Every entry must be given again exactly.

____

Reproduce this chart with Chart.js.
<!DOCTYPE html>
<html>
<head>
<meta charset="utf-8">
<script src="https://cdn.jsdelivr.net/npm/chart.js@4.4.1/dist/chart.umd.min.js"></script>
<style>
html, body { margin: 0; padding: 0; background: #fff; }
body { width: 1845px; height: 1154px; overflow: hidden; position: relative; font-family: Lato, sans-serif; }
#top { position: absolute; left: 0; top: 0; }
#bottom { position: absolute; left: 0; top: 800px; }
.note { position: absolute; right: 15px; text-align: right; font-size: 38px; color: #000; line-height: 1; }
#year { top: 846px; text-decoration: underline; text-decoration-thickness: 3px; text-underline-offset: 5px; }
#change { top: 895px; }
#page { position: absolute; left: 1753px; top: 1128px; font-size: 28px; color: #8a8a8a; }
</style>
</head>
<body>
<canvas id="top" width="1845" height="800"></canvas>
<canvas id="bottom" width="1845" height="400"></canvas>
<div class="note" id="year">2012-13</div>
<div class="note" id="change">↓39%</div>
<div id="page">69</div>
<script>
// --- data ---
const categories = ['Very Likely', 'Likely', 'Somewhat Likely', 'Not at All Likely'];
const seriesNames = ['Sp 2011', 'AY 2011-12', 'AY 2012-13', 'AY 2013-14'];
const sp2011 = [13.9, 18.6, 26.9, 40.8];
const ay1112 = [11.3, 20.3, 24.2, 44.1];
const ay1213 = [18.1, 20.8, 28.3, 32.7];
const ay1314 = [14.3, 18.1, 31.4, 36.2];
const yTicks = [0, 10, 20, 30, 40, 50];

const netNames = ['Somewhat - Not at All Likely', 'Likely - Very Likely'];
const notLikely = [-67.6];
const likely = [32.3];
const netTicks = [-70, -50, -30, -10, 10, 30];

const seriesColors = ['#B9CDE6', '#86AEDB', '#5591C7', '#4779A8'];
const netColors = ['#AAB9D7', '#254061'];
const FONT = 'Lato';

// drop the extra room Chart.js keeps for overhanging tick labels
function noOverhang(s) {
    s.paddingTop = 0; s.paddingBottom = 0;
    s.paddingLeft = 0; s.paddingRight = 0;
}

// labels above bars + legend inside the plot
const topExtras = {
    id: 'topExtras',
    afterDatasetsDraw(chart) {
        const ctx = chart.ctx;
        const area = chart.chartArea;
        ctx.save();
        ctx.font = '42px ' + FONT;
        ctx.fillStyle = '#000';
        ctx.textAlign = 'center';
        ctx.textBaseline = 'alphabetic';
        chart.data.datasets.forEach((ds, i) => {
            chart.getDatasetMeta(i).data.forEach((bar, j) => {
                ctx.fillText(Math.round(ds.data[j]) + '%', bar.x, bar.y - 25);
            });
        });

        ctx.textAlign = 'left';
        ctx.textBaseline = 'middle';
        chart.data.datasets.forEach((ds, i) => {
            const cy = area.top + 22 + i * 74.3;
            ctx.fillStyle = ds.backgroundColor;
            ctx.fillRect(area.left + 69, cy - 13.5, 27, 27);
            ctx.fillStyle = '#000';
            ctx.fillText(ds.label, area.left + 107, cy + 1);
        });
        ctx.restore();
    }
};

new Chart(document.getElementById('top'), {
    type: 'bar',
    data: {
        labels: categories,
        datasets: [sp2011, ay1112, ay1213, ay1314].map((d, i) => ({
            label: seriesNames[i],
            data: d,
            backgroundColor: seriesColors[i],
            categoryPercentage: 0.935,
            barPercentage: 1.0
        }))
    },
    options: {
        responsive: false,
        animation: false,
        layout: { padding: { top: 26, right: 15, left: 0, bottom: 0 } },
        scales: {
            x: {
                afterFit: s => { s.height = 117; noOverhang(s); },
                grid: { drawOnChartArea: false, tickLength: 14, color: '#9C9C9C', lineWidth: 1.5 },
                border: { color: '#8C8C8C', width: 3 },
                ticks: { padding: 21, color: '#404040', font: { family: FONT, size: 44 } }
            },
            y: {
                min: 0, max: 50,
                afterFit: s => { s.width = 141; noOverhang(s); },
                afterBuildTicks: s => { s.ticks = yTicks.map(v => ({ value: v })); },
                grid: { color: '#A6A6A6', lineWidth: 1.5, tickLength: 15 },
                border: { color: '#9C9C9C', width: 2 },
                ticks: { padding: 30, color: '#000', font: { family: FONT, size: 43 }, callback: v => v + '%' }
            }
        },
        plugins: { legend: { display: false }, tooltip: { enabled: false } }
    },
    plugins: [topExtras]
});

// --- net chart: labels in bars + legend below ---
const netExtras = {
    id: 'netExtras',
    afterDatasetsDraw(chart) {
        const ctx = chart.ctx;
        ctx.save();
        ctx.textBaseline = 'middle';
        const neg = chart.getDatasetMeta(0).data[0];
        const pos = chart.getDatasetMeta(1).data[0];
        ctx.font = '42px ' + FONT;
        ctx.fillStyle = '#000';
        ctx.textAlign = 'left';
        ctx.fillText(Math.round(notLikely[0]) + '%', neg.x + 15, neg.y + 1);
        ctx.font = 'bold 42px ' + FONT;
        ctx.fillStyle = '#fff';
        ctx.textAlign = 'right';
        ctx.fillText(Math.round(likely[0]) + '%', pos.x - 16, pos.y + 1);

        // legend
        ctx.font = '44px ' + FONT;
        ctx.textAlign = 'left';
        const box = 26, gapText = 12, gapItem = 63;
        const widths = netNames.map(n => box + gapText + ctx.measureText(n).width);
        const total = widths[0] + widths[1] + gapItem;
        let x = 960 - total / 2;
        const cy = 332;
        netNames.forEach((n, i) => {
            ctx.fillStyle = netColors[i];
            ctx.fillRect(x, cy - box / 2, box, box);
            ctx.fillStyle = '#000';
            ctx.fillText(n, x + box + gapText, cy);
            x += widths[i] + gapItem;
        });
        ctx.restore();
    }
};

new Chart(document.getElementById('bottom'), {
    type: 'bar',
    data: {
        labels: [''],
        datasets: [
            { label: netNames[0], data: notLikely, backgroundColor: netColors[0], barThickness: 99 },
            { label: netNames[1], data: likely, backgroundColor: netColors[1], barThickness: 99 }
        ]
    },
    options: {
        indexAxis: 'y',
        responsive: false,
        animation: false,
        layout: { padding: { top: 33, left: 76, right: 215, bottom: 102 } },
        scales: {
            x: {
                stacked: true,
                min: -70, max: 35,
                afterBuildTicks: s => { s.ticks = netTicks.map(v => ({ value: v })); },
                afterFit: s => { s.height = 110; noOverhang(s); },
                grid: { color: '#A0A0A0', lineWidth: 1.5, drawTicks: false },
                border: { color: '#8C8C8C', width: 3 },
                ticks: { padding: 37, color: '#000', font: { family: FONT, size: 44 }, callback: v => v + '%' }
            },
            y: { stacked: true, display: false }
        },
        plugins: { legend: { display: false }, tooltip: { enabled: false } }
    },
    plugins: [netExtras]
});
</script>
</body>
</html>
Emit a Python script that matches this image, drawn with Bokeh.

____

▶ _Response to this task_
Reproduce this chart with Chart.js.
<!DOCTYPE html>
<html>
<head>
<meta charset="utf-8">
<script src="https://cdn.jsdelivr.net/npm/chart.js@4.4.1/dist/chart.umd.min.js"></script>
<style>
html, body { margin: 0; padding: 0; background: #fff; }
body { width: 1845px; height: 1154px; overflow: hidden; position: relative; font-family: Lato, sans-serif; }
#top { position: absolute; left: 0; top: 0; }
#bottom { position: absolute; left: 0; top: 800px; }
.note { position: absolute; right: 15px; text-align: right; font-size: 38px; color: #000; line-height: 1; }
#year { top: 846px; text-decoration: underline; text-decoration-thickness: 3px; text-underline-offset: 5px; }
#change { top: 895px; }
#page { position: absolute; left: 1753px; top: 1128px; font-size: 28px; color: #8a8a8a; }
</style>
</head>
<body>
<canvas id="top" width="1845" height="800"></canvas>
<canvas id="bottom" width="1845" height="400"></canvas>
<div class="note" id="year">2012-13</div>
<div class="note" id="change">↓39%</div>
<div id="page">69</div>
<script>
// --- data ---
const categories = ['Very Likely', 'Likely', 'Somewhat Likely', 'Not at All Likely'];
const seriesNames = ['Sp 2011', 'AY 2011-12', 'AY 2012-13', 'AY 2013-14'];
const sp2011 = [13.9, 18.6, 26.9, 40.8];
const ay1112 = [11.3, 20.3, 24.2, 44.1];
const ay1213 = [18.1, 20.8, 28.3, 32.7];
const ay1314 = [14.3, 18.1, 31.4, 36.2];
const yTicks = [0, 10, 20, 30, 40, 50];

const netNames = ['Somewhat - Not at All Likely', 'Likely - Very Likely'];
const notLikely = [-67.6];
const likely = [32.3];
const netTicks = [-70, -50, -30, -10, 10, 30];

const seriesColors = ['#B9CDE6', '#86AEDB', '#5591C7', '#4779A8'];
const netColors = ['#AAB9D7', '#254061'];
const FONT = 'Lato';

// drop the extra room Chart.js keeps for overhanging tick labels
function noOverhang(s) {
    s.paddingTop = 0; s.paddingBottom = 0;
    s.paddingLeft = 0; s.paddingRight = 0;
}

// labels above bars + legend inside the plot
const topExtras = {
    id: 'topExtras',
    afterDatasetsDraw(chart) {
        const ctx = chart.ctx;
        const area = chart.chartArea;
        ctx.save();
        ctx.font = '42px ' + FONT;
        ctx.fillStyle = '#000';
        ctx.textAlign = 'center';
        ctx.textBaseline = 'alphabetic';
        chart.data.datasets.forEach((ds, i) => {
            chart.getDatasetMeta(i).data.forEach((bar, j) => {
                ctx.fillText(Math.round(ds.data[j]) + '%', bar.x, bar.y - 25);
            });
        });

        ctx.textAlign = 'left';
        ctx.textBaseline = 'middle';
        chart.data.datasets.forEach((ds, i) => {
            const cy = area.top + 22 + i * 74.3;
            ctx.fillStyle = ds.backgroundColor;
            ctx.fillRect(area.left + 69, cy - 13.5, 27, 27);
            ctx.fillStyle = '#000';
            ctx.fillText(ds.label, area.left + 107, cy + 1);
        });
        ctx.restore();
    }
};

new Chart(document.getElementById('top'), {
    type: 'bar',
    data: {
        labels: categories,
        datasets: [sp2011, ay1112, ay1213, ay1314].map((d, i) => ({
            label: seriesNames[i],
            data: d,
            backgroundColor: seriesColors[i],
            categoryPercentage: 0.935,
            barPercentage: 1.0
        }))
    },
    options: {
        responsive: false,
        animation: false,
        layout: { padding: { top: 26, right: 15, left: 0, bottom: 0 } },
        scales: {
            x: {
                afterFit: s => { s.height = 117; noOverhang(s); },
                grid: { drawOnChartArea: false, tickLength: 14, color: '#9C9C9C', lineWidth: 1.5 },
                border: { color: '#8C8C8C', width: 3 },
                ticks: { padding: 21, color: '#404040', font: { family: FONT, size: 44 } }
            },
            y: {
                min: 0, max: 50,
                afterFit: s => { s.width = 141; noOverhang(s); },
                afterBuildTicks: s => { s.ticks = yTicks.map(v => ({ value: v })); },
                grid: { color: '#A6A6A6', lineWidth: 1.5, tickLength: 15 },
                border: { color: '#9C9C9C', width: 2 },
                ticks: { padding: 30, color: '#000', font: { family: FONT, size: 43 }, callback: v => v + '%' }
            }
        },
        plugins: { legend: { display: false }, tooltip: { enabled: false } }
    },
    plugins: [topExtras]
});

// --- net chart: labels in bars + legend below ---
const netExtras = {
    id: 'netExtras',
    afterDatasetsDraw(chart) {
        const ctx = chart.ctx;
        ctx.save();
        ctx.textBaseline = 'middle';
        const neg = chart.getDatasetMeta(0).data[0];
        const pos = chart.getDatasetMeta(1).data[0];
        ctx.font = '42px ' + FONT;
        ctx.fillStyle = '#000';
        ctx.textAlign = 'left';
        ctx.fillText(Math.round(notLikely[0]) + '%', neg.x + 15, neg.y + 1);
        ctx.font = 'bold 42px ' + FONT;
        ctx.fillStyle = '#fff';
        ctx.textAlign = 'right';
        ctx.fillText(Math.round(likely[0]) + '%', pos.x - 16, pos.y + 1);

        // legend
        ctx.font = '44px ' + FONT;
        ctx.textAlign = 'left';
        const box = 26, gapText = 12, gapItem = 63;
        const widths = netNames.map(n => box + gapText + ctx.measureText(n).width);
        const total = widths[0] + widths[1] + gapItem;
        let x = 960 - total / 2;
        const cy = 332;
        netNames.forEach((n, i) => {
            ctx.fillStyle = netColors[i];
            ctx.fillRect(x, cy - box / 2, box, box);
            ctx.fillStyle = '#000';
            ctx.fillText(n, x + box + gapText, cy);
            x += widths[i] + gapItem;
        });
        ctx.restore();
    }
};

new Chart(document.getElementById('bottom'), {
    type: 'bar',
    data: {
        labels: [''],
        datasets: [
            { label: netNames[0], data: notLikely, backgroundColor: netColors[0], barThickness: 99 },
            { label: netNames[1], data: likely, backgroundColor: netColors[1], barThickness: 99 }
        ]
    },
    options: {
        indexAxis: 'y',
        responsive: false,
        animation: false,
        layout: { padding: { top: 33, left: 76, right: 215, bottom: 102 } },
        scales: {
            x: {
                stacked: true,
                min: -70, max: 35,
                afterBuildTicks: s => { s.ticks = netTicks.map(v => ({ value: v })); },
                afterFit: s => { s.height = 110; noOverhang(s); },
                grid: { color: '#A0A0A0', lineWidth: 1.5, drawTicks: false },
                border: { color: '#8C8C8C', width: 3 },
                ticks: { padding: 37, color: '#000', font: { family: FONT, size: 44 }, callback: v => v + '%' }
            },
            y: { stacked: true, display: false }
        },
        plugins: { legend: { display: false }, tooltip: { enabled: false } }
    },
    plugins: [netExtras]
});
</script>
</body>
</html>
Emit a Python script that matches this image, drawn with Bokeh.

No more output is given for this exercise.